> [Working data]:
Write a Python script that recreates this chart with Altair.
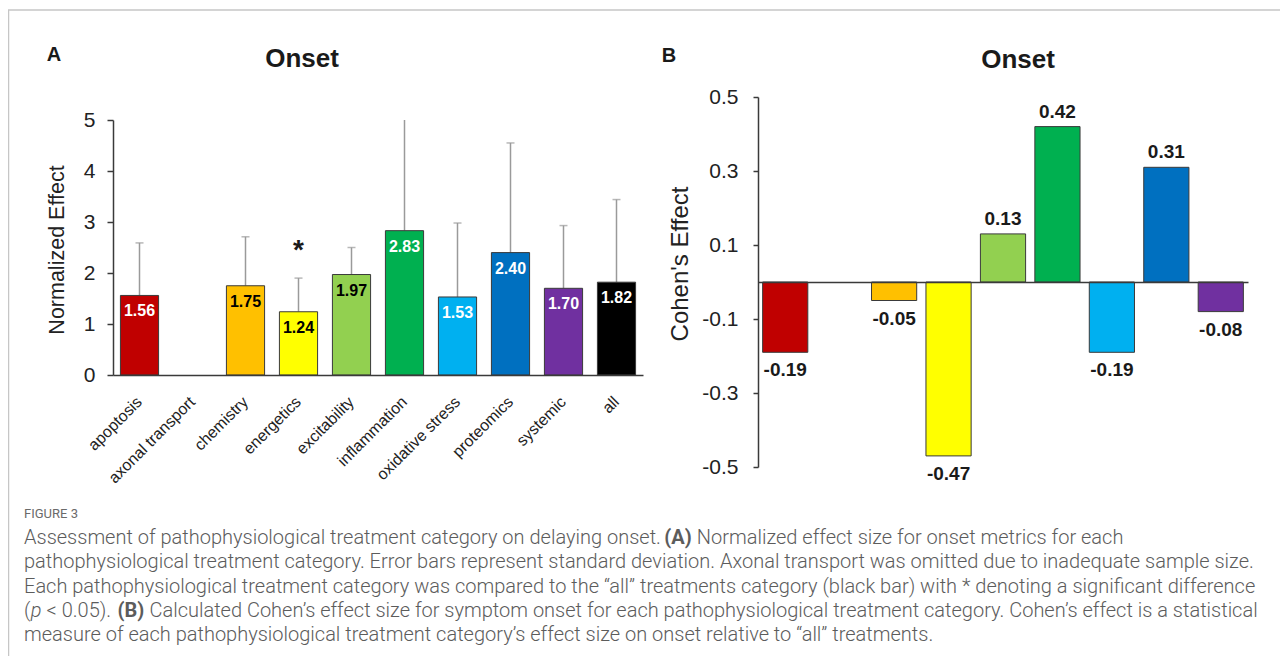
...
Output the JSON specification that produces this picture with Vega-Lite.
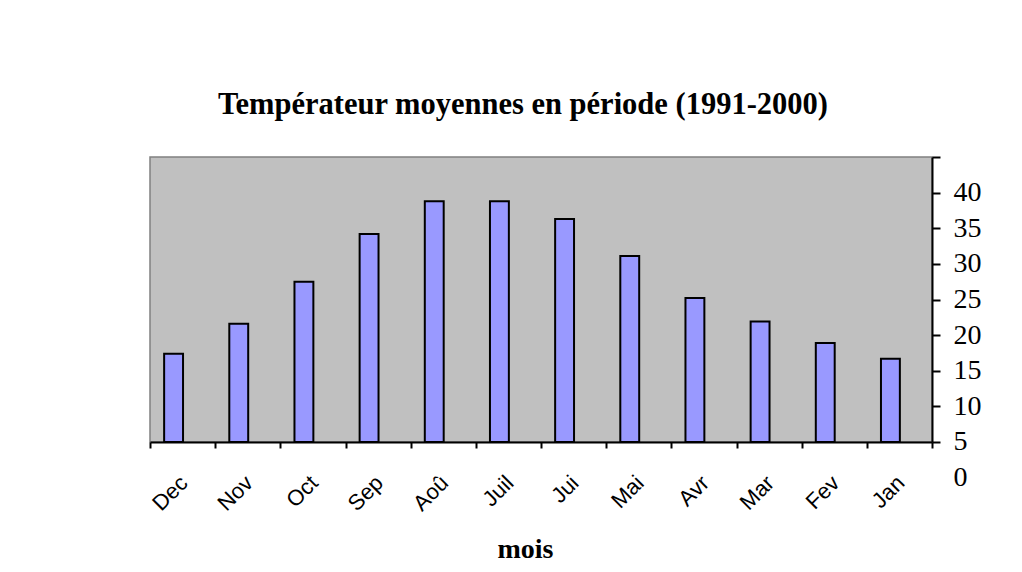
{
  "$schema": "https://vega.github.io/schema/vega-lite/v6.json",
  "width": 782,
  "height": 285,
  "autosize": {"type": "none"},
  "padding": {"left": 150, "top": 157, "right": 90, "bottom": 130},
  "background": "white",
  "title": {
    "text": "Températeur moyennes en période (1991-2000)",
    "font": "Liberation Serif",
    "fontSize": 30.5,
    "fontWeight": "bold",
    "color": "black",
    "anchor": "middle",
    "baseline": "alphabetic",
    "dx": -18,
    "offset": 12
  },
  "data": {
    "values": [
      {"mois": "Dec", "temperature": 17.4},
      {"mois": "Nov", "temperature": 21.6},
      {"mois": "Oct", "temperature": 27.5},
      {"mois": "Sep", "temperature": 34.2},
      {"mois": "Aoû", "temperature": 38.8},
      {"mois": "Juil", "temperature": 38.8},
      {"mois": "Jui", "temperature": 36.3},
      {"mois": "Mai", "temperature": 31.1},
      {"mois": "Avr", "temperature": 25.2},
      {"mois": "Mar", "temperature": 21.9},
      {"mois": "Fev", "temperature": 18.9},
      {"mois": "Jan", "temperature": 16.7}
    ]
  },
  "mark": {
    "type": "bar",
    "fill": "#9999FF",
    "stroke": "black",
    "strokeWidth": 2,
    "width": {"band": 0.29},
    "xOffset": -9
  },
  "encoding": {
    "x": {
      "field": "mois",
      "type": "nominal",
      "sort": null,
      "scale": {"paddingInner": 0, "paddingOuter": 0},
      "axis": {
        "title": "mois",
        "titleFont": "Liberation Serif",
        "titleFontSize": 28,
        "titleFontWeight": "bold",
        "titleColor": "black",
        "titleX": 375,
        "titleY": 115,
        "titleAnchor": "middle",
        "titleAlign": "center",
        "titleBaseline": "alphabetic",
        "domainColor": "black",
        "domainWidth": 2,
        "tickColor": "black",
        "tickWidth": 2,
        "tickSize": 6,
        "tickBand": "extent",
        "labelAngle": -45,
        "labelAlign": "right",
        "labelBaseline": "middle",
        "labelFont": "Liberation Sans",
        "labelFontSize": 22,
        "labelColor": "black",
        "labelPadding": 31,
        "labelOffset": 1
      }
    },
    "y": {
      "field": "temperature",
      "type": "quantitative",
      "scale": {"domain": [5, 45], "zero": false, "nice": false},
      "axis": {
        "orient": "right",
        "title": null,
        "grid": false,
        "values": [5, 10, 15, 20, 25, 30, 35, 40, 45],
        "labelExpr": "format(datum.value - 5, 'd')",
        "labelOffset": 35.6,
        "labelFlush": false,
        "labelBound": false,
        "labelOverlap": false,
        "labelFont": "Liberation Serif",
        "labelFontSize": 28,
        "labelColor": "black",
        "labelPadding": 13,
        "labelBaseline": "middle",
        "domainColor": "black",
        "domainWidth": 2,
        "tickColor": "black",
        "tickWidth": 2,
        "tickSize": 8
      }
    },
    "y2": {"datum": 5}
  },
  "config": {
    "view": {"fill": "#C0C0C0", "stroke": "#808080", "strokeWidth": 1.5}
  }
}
---
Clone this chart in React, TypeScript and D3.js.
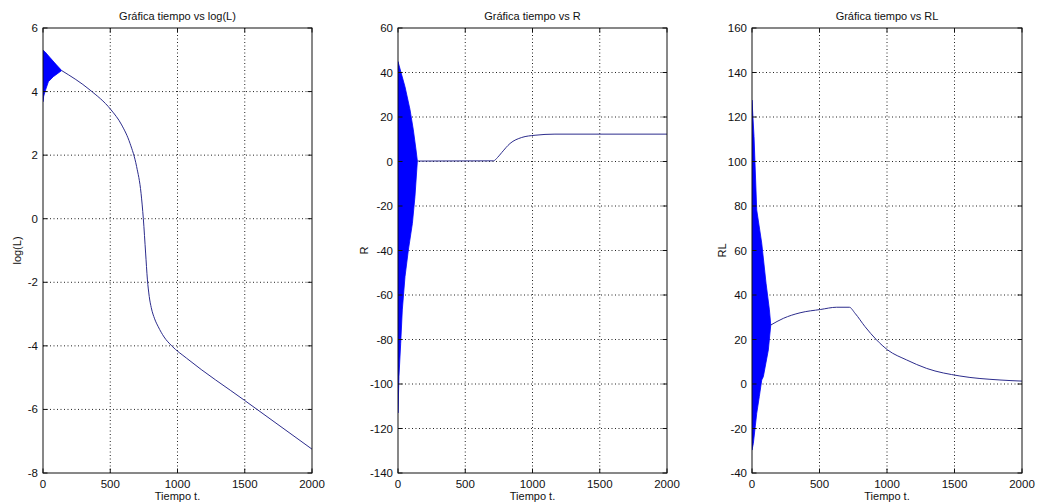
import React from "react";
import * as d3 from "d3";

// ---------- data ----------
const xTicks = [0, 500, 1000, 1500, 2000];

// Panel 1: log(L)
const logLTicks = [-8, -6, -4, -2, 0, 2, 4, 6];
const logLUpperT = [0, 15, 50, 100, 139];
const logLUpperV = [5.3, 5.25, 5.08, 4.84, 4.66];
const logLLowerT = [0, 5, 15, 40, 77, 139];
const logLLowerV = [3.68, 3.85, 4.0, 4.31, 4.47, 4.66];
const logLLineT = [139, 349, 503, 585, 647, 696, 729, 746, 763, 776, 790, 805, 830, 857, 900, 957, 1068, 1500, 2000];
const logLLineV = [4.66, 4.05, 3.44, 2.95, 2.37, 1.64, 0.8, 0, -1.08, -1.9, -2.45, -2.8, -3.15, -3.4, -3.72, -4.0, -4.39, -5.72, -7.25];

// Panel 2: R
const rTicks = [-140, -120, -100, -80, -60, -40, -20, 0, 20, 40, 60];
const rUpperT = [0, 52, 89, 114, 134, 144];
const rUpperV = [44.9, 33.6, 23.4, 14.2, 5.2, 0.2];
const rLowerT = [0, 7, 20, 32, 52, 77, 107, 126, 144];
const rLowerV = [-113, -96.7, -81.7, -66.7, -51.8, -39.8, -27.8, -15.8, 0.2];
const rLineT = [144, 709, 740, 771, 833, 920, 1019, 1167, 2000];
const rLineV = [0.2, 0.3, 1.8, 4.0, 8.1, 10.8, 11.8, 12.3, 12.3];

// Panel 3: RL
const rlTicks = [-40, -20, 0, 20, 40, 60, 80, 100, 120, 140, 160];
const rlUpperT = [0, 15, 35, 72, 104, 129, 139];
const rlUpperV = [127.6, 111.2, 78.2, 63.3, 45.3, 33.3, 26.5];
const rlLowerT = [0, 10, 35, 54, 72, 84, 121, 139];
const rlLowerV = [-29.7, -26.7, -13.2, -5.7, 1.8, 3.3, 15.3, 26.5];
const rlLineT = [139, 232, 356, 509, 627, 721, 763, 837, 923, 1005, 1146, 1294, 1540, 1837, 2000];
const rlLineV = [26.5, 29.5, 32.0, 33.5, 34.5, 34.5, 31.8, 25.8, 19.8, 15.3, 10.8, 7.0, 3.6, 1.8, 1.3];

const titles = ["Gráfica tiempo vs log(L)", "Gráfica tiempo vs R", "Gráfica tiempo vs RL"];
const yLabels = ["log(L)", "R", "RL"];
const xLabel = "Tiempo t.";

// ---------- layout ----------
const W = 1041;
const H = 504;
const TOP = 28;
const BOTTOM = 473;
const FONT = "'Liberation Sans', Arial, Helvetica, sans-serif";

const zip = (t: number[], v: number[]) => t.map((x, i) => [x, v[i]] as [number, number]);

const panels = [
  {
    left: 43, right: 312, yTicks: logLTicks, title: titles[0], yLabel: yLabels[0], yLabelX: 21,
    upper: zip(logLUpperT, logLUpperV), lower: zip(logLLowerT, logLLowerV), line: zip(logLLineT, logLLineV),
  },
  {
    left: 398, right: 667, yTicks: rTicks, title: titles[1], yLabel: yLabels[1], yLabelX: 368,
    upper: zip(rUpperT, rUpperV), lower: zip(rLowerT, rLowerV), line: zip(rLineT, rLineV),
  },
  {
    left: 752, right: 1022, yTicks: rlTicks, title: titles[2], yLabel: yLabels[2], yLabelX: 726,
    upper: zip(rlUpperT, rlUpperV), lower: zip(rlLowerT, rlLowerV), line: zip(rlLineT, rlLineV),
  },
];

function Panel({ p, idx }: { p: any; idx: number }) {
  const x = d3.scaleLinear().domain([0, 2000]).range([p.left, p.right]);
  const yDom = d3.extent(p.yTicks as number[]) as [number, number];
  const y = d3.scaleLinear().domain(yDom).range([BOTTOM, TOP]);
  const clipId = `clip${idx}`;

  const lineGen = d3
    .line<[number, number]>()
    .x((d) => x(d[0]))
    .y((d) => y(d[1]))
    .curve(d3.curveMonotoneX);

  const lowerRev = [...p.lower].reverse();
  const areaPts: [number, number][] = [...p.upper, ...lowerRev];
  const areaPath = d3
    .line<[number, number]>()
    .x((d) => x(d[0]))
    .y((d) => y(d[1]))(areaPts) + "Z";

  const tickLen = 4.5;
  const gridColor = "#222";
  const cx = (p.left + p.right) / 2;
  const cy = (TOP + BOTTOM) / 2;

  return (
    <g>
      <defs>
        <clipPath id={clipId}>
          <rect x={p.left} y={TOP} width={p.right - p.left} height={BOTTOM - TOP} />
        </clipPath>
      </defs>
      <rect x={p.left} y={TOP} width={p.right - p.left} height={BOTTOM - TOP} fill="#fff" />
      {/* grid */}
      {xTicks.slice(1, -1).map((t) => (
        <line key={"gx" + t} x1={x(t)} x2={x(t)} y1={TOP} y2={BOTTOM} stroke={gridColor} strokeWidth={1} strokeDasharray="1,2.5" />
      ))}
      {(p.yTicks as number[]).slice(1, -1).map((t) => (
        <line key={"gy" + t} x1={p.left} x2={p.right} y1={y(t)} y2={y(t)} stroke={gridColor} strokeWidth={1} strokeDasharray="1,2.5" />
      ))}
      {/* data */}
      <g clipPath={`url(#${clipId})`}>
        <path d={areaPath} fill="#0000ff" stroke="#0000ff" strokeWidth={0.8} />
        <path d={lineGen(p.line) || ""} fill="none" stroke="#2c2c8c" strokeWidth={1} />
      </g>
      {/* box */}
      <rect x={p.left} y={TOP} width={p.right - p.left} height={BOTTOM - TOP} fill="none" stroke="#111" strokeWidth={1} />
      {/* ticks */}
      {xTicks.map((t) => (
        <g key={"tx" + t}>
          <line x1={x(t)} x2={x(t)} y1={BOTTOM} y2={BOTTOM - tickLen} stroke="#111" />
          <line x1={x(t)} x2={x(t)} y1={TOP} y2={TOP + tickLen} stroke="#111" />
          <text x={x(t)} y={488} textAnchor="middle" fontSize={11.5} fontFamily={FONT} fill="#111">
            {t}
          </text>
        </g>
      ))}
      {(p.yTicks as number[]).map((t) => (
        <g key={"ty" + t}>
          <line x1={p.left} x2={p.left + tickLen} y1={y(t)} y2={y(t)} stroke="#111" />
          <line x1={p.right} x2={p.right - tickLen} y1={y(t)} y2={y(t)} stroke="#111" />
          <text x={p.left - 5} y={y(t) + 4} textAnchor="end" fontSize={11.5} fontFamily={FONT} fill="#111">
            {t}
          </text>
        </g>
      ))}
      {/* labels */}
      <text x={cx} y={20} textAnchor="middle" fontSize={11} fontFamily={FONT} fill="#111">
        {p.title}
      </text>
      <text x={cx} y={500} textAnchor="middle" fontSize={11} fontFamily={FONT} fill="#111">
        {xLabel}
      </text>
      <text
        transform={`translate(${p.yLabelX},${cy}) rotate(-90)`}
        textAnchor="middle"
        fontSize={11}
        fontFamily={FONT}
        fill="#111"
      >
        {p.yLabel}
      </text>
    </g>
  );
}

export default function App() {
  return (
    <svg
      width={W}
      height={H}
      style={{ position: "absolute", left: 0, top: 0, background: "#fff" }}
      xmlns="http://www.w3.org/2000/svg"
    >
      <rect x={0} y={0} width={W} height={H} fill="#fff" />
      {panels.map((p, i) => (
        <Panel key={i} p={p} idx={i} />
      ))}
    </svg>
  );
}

> [What to produce]: Find all lines where the word "with" appears. Copy them.

> [Solution for this problem]:
Write a Python script that recreates this chart with Altair.
Output the JSON specification that produces this picture with Vega-Lite.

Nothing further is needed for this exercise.